Only the number is wanted: how many lines in the data contain "this"?

▶

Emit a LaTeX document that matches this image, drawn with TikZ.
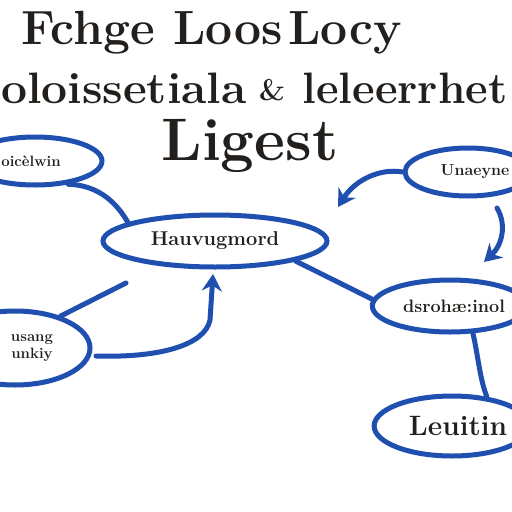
\documentclass[tikz,border=0pt]{standalone}
\usetikzlibrary{shapes.geometric,arrows.meta}
\definecolor{pen}{HTML}{1F50B0}
\definecolor{ink}{HTML}{231F1C}
\tikzset{
  bub/.style={ellipse,draw=pen,line width=5pt,inner sep=0pt,text=ink,font=\bfseries},
  con/.style={draw=pen,line width=5pt,line cap=round},
  arr/.style={con,-{Stealth[length=17pt,width=20pt]}},
  ttl/.style={text=ink,font=\bfseries,inner sep=0pt,anchor=base}
}
\begin{document}
\begin{tikzpicture}[x=1pt,y=-1pt]
\useasboundingbox (0,0) rectangle (512,512);
\clip (0,0) rectangle (512,512);
\fill[white] (0,0) rectangle (512,512);
% titles
\node[ttl,font=\bfseries\fontsize{48}{50}\selectfont] (t1) at (88,44) {Fchge};
\node[ttl,font=\bfseries\fontsize{48}{50}\selectfont] (t2) at (228,44) {Loos};
\node[ttl,font=\bfseries\fontsize{48}{50}\selectfont] (t3) at (345,44) {Locy};
\node[ttl,font=\bfseries\fontsize{44}{46}\selectfont,xscale=1.05] (t4) at (124,103) {oloissetiala};
\node[ttl,font=\bfseries\fontsize{30}{40}\selectfont] (t5) at (272,100) {\&};
\node[ttl,font=\bfseries\fontsize{44}{46}\selectfont] (t6) at (405,103) {leleerrhet};
\node[ttl,font=\bfseries\fontsize{60}{62}\selectfont] (t7) at (250,160) {Ligest};
% bubbles
\node[bub,minimum width=134pt,minimum height=48pt,font=\bfseries\fontsize{15}{16}\selectfont] (a) at (35,161) {\hspace*{-8pt}oicèlwin};
\node[bub,minimum width=224pt,minimum height=52pt,font=\bfseries\fontsize{20}{22}\selectfont] (b) at (215,241) {Hauvugmord};
\node[bub,minimum width=126pt,minimum height=48pt,font=\bfseries\fontsize{16}{18}\selectfont] (c) at (468,172) {\hspace*{14pt}Unaeyne};
\node[bub,minimum width=152pt,minimum height=52pt,font=\bfseries\fontsize{18}{20}\selectfont] (d) at (450,306) {\hspace*{8pt}dsrohæ:inol};
\node[bub,minimum width=150pt,minimum height=74pt,font=\bfseries\fontsize{15}{17}\selectfont,align=center] (e) at (15,348) {\hspace*{34pt}usang\\\hspace*{34pt}unkiy};
\node[bub,minimum width=148pt,minimum height=60pt,font=\bfseries\fontsize{28}{30}\selectfont] (f) at (452,426) {\hspace*{12pt}Leuitin};
% free ends
\coordinate (c1) at (338,207);
\coordinate (c2s) at (497,208);
\coordinate (c2) at (484,262);
\coordinate (e1) at (126,283);
\coordinate (e2s) at (96,356);
\coordinate (e2) at (213,274);
% connectors
\draw[con] (a.-35) .. controls (100,185) and (118,205) .. (b.168);
\draw[con] (b.-14) -- (d.175);
\draw[arr] (c.west) .. controls (380,168) and (355,180) .. (c1);
\draw[arr] (c2s) .. controls (507,225) and (502,245) .. (c2);
\draw[con] (d.-50) .. controls (478,355) and (480,380) .. (f.40);
\draw[con] (e.35) -- (e1);
\draw[arr] (e2s) .. controls (160,358) and (205,345) .. (210,320) -- (e2);
\end{tikzpicture}
\end{document}
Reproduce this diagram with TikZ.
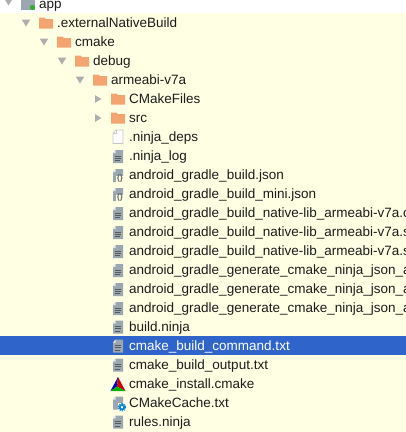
\documentclass[tikz,border=0pt]{standalone}
\usepackage{fontspec}
\setmainfont{Liberation Sans}
\definecolor{cream}{HTML}{FFFFE4}
\definecolor{sel}{HTML}{2F65CA}
\definecolor{fold}{HTML}{F4A46E}
\definecolor{tri}{HTML}{AEAEAE}
\definecolor{fgray}{HTML}{9AA7B0}
\definecolor{txt}{HTML}{1C1C1C}
\tikzset{
  x=1pt,y=-1pt,
  lab/.style={anchor=base west,inner sep=0pt,font=\fontsize{13.5}{15}\selectfont,text=txt},
  folder/.pic={\fill[fold] (0,-5.5) -- (5.5,-5.5) -- (7,-3.8) -- (14,-3.8) -- (14,5.5) -- (0,5.5) -- cycle;},
  down/.pic={\fill[tri] (-4.3,-3.5) -- (4.3,-3.5) -- (0,3.5) -- cycle;},
  right/.pic={\fill[tri] (-3,-3.8) -- (3.5,0) -- (-3,3.8) -- cycle;},
  filebody/.pic={\fill[fgray] (-2.5,-6.5) -- (5,-6.5) -- (5,6.5) -- (-5,6.5) -- (-5,-3.5) -- cycle;
     \fill[white,opacity=.75] (-5,-3.5) -- (-2.5,-6.5) -- (-2.5,-3.5) -- cycle;},
  lines/.pic={\draw[black!65,line width=.8] (-3,-.5) -- (3,-.5) (-3,1.7) -- (3,1.7) (-3,3.9) -- (1.5,3.9);},
  plain/.pic={\pic at (0,0) {filebody}; \pic at (0,0) {lines};},
  blank/.pic={\draw[black!22,fill=white,line width=.7] (-2,-7) -- (5,-7) -- (5,6.5) -- (-5,6.5) -- (-5,-3.5) -- cycle;
     \draw[black!22,line width=.6] (-5,-3.5) -- (-2,-3.5) -- (-2,-7);},
  json/.pic={\pic at (0,0) {filebody};
     \fill[cream] (-2,0) rectangle (6,7.5);
     \node[inner sep=0pt,font=\fontsize{8}{8}\selectfont\bfseries,text=black!60] at (2,3.4) {\{\}};},
  cmk/.pic={\fill[blue!75!black] (0,-7) -- (-7.5,7) -- (-1,2.5) -- cycle;
     \fill[red!80!black] (0,-7) -- (7.5,7) -- (-1,2.5) -- cycle;
     \fill[green!70!black] (-7.5,7) -- (7.5,7) -- (-1,2.5) -- cycle;},
  gearf/.pic={\pic at (0,0) {filebody};
     \fill[cream] (0,0) rectangle (9,9);
     \draw[cyan!70!blue,line width=1.9] (4,4.2) circle (2.3);
     \draw[cyan!70!blue,line width=.9,dash pattern=on 1.3 off 1.1] (4,4.2) circle (3.8);},
}
\begin{document}
\begin{tikzpicture}
\useasboundingbox (0,0) rectangle (406,432);
\clip (0,0) rectangle (406,432);
\fill[white] (0,0) rectangle (406,13);
\fill[cream] (0,13) rectangle (406,432);
\fill[sel] (0,336) rectangle (406,355);
% app row
\pic at (8.5,2) {down};
\fill[fgray] (21,-2) rectangle (35,10);
\fill[green!60!black!80] (32.5,7.5) circle (2.6);
\node[lab] (app) at (39,8.5) {app};
% folders
\pic at (26,23) {down}; \pic at (39,23) {folder};
\node[lab] (ext) at (57,27.5) {.externalNativeBuild};
\pic at (44,42) {down}; \pic at (57,42) {folder};
\node[lab] (cm) at (75,46.5) {cmake};
\pic at (62,61) {down}; \pic at (75,61) {folder};
\node[lab] (dbg) at (93,65.5) {debug};
\pic at (80,80) {down}; \pic at (93,80) {folder};
\node[lab] (arm) at (111,84.5) {armeabi-v7a};
\pic at (98,99) {right}; \pic at (111,99) {folder};
\node[lab] (cf) at (129,103.5) {CMakeFiles};
\pic at (98,118) {right}; \pic at (111,118) {folder};
\node[lab] (src) at (129,122.5) {src};
% files
\pic at (118,137) {blank};
\node[lab] (f1) at (129,141.5) {.ninja\_deps};
\pic at (118,156.5) {plain};
\node[lab] (f2) at (129,160.5) {.ninja\_log};
\pic at (118,175.5) {json};
\node[lab] (f3) at (129,179.5) {android\_gradle\_build.json};
\pic at (118,194.5) {json};
\node[lab] (f4) at (129,198.5) {android\_gradle\_build\_mini.json};
\pic at (118,213.5) {plain};
\node[lab] (f5) at (129,217.5) {android\_gradle\_build\_native-lib\_armeabi-v7a.c};
\pic at (118,232.5) {plain};
\node[lab] (f6) at (129,236.5) {android\_gradle\_build\_native-lib\_armeabi-v7a.s};
\pic at (118,251.5) {plain};
\node[lab] (f7) at (129,255.5) {android\_gradle\_build\_native-lib\_armeabi-v7a.s};
\pic at (118,270.5) {plain};
\node[lab] (f8) at (129,274.5) {android\_gradle\_generate\_cmake\_ninja\_json\_a};
\pic at (118,289.5) {plain};
\node[lab] (f9) at (129,293.5) {android\_gradle\_generate\_cmake\_ninja\_json\_a};
\pic at (118,308.5) {plain};
\node[lab] (f10) at (129,312.5) {android\_gradle\_generate\_cmake\_ninja\_json\_a};
\pic at (118,327) {plain};
\node[lab] (f11) at (129,331.5) {build.ninja};
\pic at (118,346) {plain};
\node[lab,text=white] (f12) at (129,350.5) {cmake\_build\_command.txt};
\pic at (118,365) {plain};
\node[lab] (f13) at (129,369.5) {cmake\_build\_output.txt};
\pic at (118,384) {cmk};
\node[lab] (f14) at (129,388.5) {cmake\_install.cmake};
\pic at (118,403) {gearf};
\node[lab] (f15) at (129,407.5) {CMakeCache.txt};
\pic at (118,422) {plain};
\node[lab] (f16) at (129,426.5) {rules.ninja};
\end{tikzpicture}
\end{document}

◀

### SOLVED EXERCISE
2